Many of San Diego’s biotechs and medical device makers hoping to capitalize on the increased demand for flu-related products have seen a dramatic rise in revenues and stock prices in recent months.

Uncertainty surrounding the H1N1 swine flu has attracted a great deal of government attention, giving some cash-poor vaccine companies healthy doses of funding at a time when they need it most.

But questions remain as to how long those gains will last, or whether it will send some businesses back to the brink if their technologies prove unreliable, or the flu season is less severe than many anticipate.

“No one has any visibility that this can continue,” said Quintin Lai, an analyst with Milwaukee-based Robert W. Baird & Co. “That’s the downside.”

For Inovio Biomedical, a small San Diego company with plans for a “universal” DNA-based vaccine, concerns over swine flu have quadrupled its stock price, which traded as high as $2.43 last week. Its stock is listed as INO on the American Stock Exchange.

On Aug. 19, Inovio reported revenue of $2.5 million and $2.9 million for the three and six months ended June 30, compared with $663,000 and $1.3 million for the three and six months ended June 30, 2008, respectively.


Good For Business

J. Joseph Kim, who assumed the role of CEO following Inovio’s merger with VGX Pharmaceuticals in June, downplayed much of the effect swine flu has had on business.

“Swine flu just brought needed attention to the vaccine industry,” he said.

But like other small firms testing flu vaccines, cash-strapped Inovio was suddenly able to attract enough capital to sustain it for a while. It said it received $28.4 million in proceeds related to selling and issuing common stock and warrants, and now has cash and cash equivalents to meet its planned working capital requirements through the second half of 2011.

Much of the money will go toward preclinical trials that will help support an FDA filing to begin human trials of its vaccine next year.

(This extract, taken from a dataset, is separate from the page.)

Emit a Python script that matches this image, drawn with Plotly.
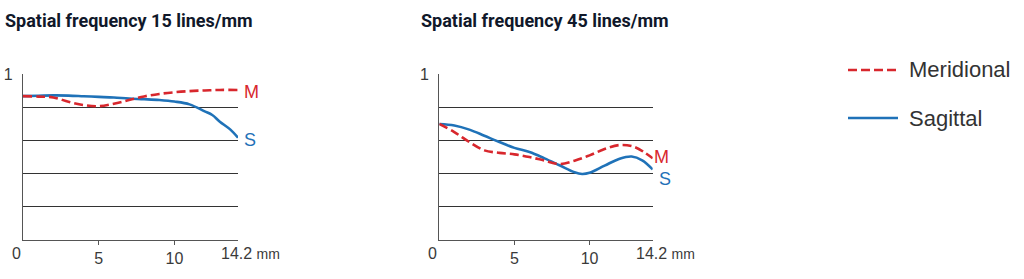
import plotly.graph_objects as go

# ---- data ----
x_left_m = [0, 1, 2, 3, 4, 5, 6, 7, 8, 9, 10, 11, 12, 13, 14.2]
y_left_m = [0.867, 0.864, 0.859, 0.833, 0.813, 0.806, 0.821, 0.843, 0.865, 0.880, 0.890, 0.897, 0.901, 0.904, 0.904]
x_left_s = [0, 1, 2, 3, 4, 5, 6, 7, 8, 9, 10, 11, 12, 12.5, 13, 13.7, 14.2]
y_left_s = [0.867, 0.869, 0.871, 0.870, 0.866, 0.862, 0.858, 0.852, 0.848, 0.843, 0.834, 0.817, 0.775, 0.753, 0.713, 0.665, 0.616]

x_right_m = [0, 1, 2, 3, 4, 5, 6, 7, 8, 9, 10, 11, 12, 13, 14.2]
y_right_m = [0.699, 0.650, 0.590, 0.540, 0.525, 0.516, 0.500, 0.478, 0.458, 0.478, 0.510, 0.548, 0.572, 0.560, 0.492]
x_right_s = [0, 1, 2, 3, 4, 5, 6, 7, 8, 9, 9.5, 10, 11, 12, 12.8, 13.5, 14.2]
y_right_s = [0.699, 0.690, 0.665, 0.628, 0.590, 0.555, 0.530, 0.492, 0.450, 0.408, 0.398, 0.405, 0.448, 0.490, 0.503, 0.480, 0.425]

titles = ["Spatial frequency 15 lines/mm", "Spatial frequency 45 lines/mm"]
x_ticks = [5, 10]
x_tick_text = ["5", "10"]
grid_vals = [0.2, 0.4, 0.6, 0.8]
legend_names = ["Meridional", "Sagittal"]

RED = "#d8272d"
BLUE = "#1f72b8"
TXT = "#3a3a3a"
W, H = 1024, 279

fig = go.Figure()

line_m = dict(color=RED, width=2.6, dash="9px,4px", shape="spline", smoothing=1.0)
line_s = dict(color=BLUE, width=2.6, shape="spline", smoothing=1.0)

fig.add_trace(go.Scatter(x=x_left_s, y=y_left_s, mode="lines", line=line_s, xaxis="x", yaxis="y", showlegend=False))
fig.add_trace(go.Scatter(x=x_left_m, y=y_left_m, mode="lines", line=line_m, xaxis="x", yaxis="y", showlegend=False))
fig.add_trace(go.Scatter(x=x_right_s, y=y_right_s, mode="lines", line=line_s, xaxis="x2", yaxis="y2", showlegend=False))
fig.add_trace(go.Scatter(x=x_right_m, y=y_right_m, mode="lines", line=line_m, xaxis="x2", yaxis="y2", showlegend=False))

ydom = [1 - 240 / H, 1 - 74 / H]
xdom1 = [23 / W, 238 / W]
xdom2 = [439.3 / W, 652.7 / W]

def xax(dom, anchor):
    return dict(domain=dom, anchor=anchor, range=[0, 14.2], showline=True, linecolor="#555555",
                linewidth=1.2, ticks="outside", ticklen=4, tickcolor="#555555", tickwidth=1.2,
                tickvals=x_ticks, ticktext=x_tick_text, showgrid=False, zeroline=False, automargin=False,
                tickfont=dict(family="Liberation Sans, Arial", size=16, color=TXT), fixedrange=True)

def yax(anchor):
    return dict(domain=ydom, anchor=anchor, range=[0, 1], showline=True, linecolor="#555555",
                linewidth=1.2, ticks="", tickvals=[1], ticktext=["1"], showgrid=False, zeroline=False,
                ticklabelstandoff=6, automargin=False,
                tickfont=dict(family="Liberation Sans, Arial", size=16, color=TXT),
                minor=dict(tickvals=grid_vals, showgrid=True, gridcolor="#333333", gridwidth=1, ticks=""),
                fixedrange=True)

fig.update_layout(
    width=W, height=H, margin=dict(l=0, r=0, t=0, b=0, pad=0), autosize=False,
    paper_bgcolor="white", plot_bgcolor="white",
    xaxis=xax(xdom1, "y"), yaxis=yax("x"),
    xaxis2=xax(xdom2, "y2"), yaxis2=yax("x2"),
    showlegend=False,
)

ann = []
tfont = dict(family="Roboto, Liberation Sans, Arial", size=18, color="#10182a", weight=700)
ann.append(dict(text=titles[0], xref="paper", yref="paper", x=3 / W, y=1 - 20 / H,
                xanchor="left", yanchor="middle", showarrow=False, font=tfont))
ann.append(dict(text=titles[1], xref="paper", yref="paper", x=419 / W, y=1 - 20 / H,
                xanchor="left", yanchor="middle", showarrow=False, font=tfont))

tickf = dict(family="Liberation Sans, Arial", size=16, color=TXT)
for xr in ["x", "x2"]:
    ann.append(dict(text="0", xref=xr, yref="paper", x=0, y=1 - 253 / H, xshift=-7,
                    xanchor="center", yanchor="middle", showarrow=False, font=tickf))
    ann.append(dict(text="14.2 <span style='font-size:14px'>mm</span>", xref=xr, yref="paper", x=14.2,
                    y=1 - 253 / H, xshift=-19, xanchor="left", yanchor="middle", showarrow=False, font=tickf))

# end labels
lab_font_m = dict(family="Liberation Sans, Arial", size=18, color=RED)
lab_font_s = dict(family="Liberation Sans, Arial", size=18, color=BLUE)
ann.append(dict(text="M", xref="x", yref="y", x=14.2, y=y_left_m[-1] - 0.011, xshift=13, showarrow=False,
                xanchor="center", yanchor="middle", font=lab_font_m))
ann.append(dict(text="S", xref="x", yref="y", x=14.2, y=y_left_s[-1] - 0.014, xshift=12, showarrow=False,
                xanchor="center", yanchor="middle", font=lab_font_s))
ann.append(dict(text="M", xref="x2", yref="y2", x=14.2, y=y_right_m[-1] + 0.01, xshift=9, showarrow=False,
                xanchor="center", yanchor="middle", font=lab_font_m))
ann.append(dict(text="S", xref="x2", yref="y2", x=14.2, y=y_right_s[-1] - 0.059, xshift=12, showarrow=False,
                xanchor="center", yanchor="middle", font=lab_font_s))

# legend
leg_font = dict(family="Liberation Sans, Arial", size=22, color="#333333")
ann.append(dict(text=legend_names[0], xref="paper", yref="paper", x=907 / W, y=1 - 70 / H,
                xanchor="left", yanchor="middle", showarrow=False, font=leg_font))
ann.append(dict(text=legend_names[1], xref="paper", yref="paper", x=907 / W, y=1 - 118 / H,
                xanchor="left", yanchor="middle", showarrow=False, font=leg_font))
shapes = [
    dict(type="line", xref="paper", yref="paper", x0=848 / W, x1=898 / W, y0=1 - 70 / H, y1=1 - 70 / H,
         line=dict(color=RED, width=2.6, dash="9px,4px")),
    dict(type="line", xref="paper", yref="paper", x0=848 / W, x1=898 / W, y0=1 - 118 / H, y1=1 - 118 / H,
         line=dict(color=BLUE, width=2.6)),
]
fig.update_layout(annotations=ann, shapes=shapes)

fig.write_html("out.html")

“Towards the end of next year we’ll be able to combine all four (trials) to truly test our universal vaccine concept,” Kim said. “That still survives whether the swine flu is deadly or not this year.”


Major Impact

Rapid flu test makers, such as San Diego-based Quidel, have undeniably noticed the swine flu effect. Quidel, which sells rapid flu test kits to hospitals and doctors’ offices, largely attributed its second-quarter revenue gains to an increase in global sales of flu products.

For the quarter ended June 30, revenues were up 12 percent to $24.6 million, compared with $21.9 million a year earlier. Much of the gain was attributed to infectious disease test revenues, which rose 70 percent in the second quarter from a year earlier, to $16.1 million.

Shares of Quidel, traded as QDEL on Nasdaq, have doubled since the flu outbreak began in April. The stock closed at $15.86 on Sept. 3, and its 52-week range was $7.05 to $19.78.

Just three months earlier, Quidel had cited a weak flu season as the reason behind a drop in sales.

But recently published studies suggest that rapid flu tests are no better, and possibly less reliable, at detecting swine flu.


Questions Arise

In a letter to investors, Wedbush analyst Un Kwon-Casado noted that “some clinicians are beginning to question the performance of these tests.”

San Diego Navy researchers wrote in a letter to the New England Journal of Medicine that the Quidel test missed half the swine flu infections detected by more sensitive techniques. A study by the Centers for Disease Control and Prevention of three rapid flu tests showed Quidel’s to be most reliable, but it detected swine flu only 69 percent of the time.

CEO Doug Bryant said Quidel’s tests prove 90 percent reliable if nasal swabs are taken correctly and the tests given early on.

“The way the samples were handled and tested could have dramatically affected the outcome for all the manufacturers’ tests,” he said.

One thing is certain, however: Quidel hasn’t stopped around-the-clock production of its QuickVue flu tests since April, when concerns of swine flu first surfaced. Bryant said it typically makes as many as 5 million flu kits a year, but expects this season to require two to three times that amount.

“Our commitment to our customers is we will make enough product as we possibly can,” he said.